WORK TO COMPLETE: Begin with the first line below and retype each line exactly through the line containing "var font = 'Liberation". Any pictures are to be left out.

DATASET EXTRACT:
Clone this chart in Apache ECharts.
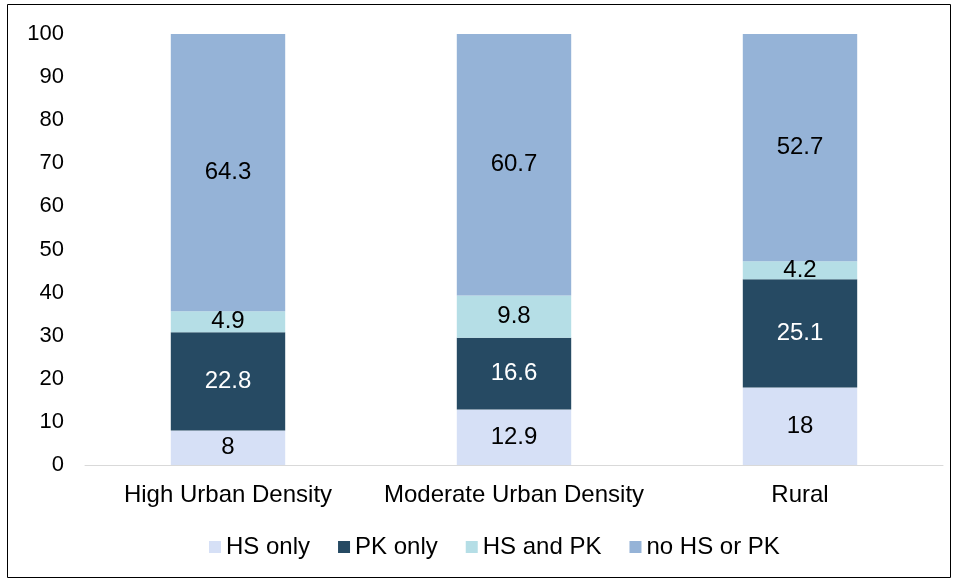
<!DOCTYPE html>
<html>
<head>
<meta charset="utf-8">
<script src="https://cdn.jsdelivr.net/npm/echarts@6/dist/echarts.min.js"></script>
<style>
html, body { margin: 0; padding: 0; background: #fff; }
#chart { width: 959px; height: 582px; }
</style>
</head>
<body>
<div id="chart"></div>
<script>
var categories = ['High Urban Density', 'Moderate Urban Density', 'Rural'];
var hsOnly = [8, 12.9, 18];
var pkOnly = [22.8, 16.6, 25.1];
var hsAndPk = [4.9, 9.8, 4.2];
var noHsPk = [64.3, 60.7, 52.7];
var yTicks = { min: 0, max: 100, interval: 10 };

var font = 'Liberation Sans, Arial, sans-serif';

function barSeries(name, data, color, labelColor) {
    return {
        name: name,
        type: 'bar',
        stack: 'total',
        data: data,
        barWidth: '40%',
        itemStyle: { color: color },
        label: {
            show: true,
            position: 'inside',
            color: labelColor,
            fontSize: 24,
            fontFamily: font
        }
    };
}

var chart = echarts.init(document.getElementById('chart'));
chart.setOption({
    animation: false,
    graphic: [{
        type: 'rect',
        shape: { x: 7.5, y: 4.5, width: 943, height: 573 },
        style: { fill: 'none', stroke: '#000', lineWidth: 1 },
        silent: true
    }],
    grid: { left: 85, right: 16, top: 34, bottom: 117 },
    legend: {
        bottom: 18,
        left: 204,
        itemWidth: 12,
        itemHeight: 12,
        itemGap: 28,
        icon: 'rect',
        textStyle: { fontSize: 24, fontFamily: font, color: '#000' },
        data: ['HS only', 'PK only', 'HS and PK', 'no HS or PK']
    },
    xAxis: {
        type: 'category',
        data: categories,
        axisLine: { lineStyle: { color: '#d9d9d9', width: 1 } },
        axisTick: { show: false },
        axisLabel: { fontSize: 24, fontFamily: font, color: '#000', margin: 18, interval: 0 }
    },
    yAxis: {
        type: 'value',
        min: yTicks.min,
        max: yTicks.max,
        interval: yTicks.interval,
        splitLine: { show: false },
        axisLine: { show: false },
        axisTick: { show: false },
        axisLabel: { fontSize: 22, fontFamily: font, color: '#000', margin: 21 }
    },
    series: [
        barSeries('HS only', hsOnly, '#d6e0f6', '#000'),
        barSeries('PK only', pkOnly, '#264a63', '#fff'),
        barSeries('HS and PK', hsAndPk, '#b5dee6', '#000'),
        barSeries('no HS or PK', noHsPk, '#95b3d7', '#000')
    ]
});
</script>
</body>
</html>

TASK SOLUTION:
Clone this chart in Apache ECharts.
<!DOCTYPE html>
<html>
<head>
<meta charset="utf-8">
<script src="https://cdn.jsdelivr.net/npm/echarts@6/dist/echarts.min.js"></script>
<style>
html, body { margin: 0; padding: 0; background: #fff; }
#chart { width: 959px; height: 582px; }
</style>
</head>
<body>
<div id="chart"></div>
<script>
var categories = ['High Urban Density', 'Moderate Urban Density', 'Rural'];
var hsOnly = [8, 12.9, 18];
var pkOnly = [22.8, 16.6, 25.1];
var hsAndPk = [4.9, 9.8, 4.2];
var noHsPk = [64.3, 60.7, 52.7];
var yTicks = { min: 0, max: 100, interval: 10 };

var font = 'Liberation Sans, Arial, sans-serif';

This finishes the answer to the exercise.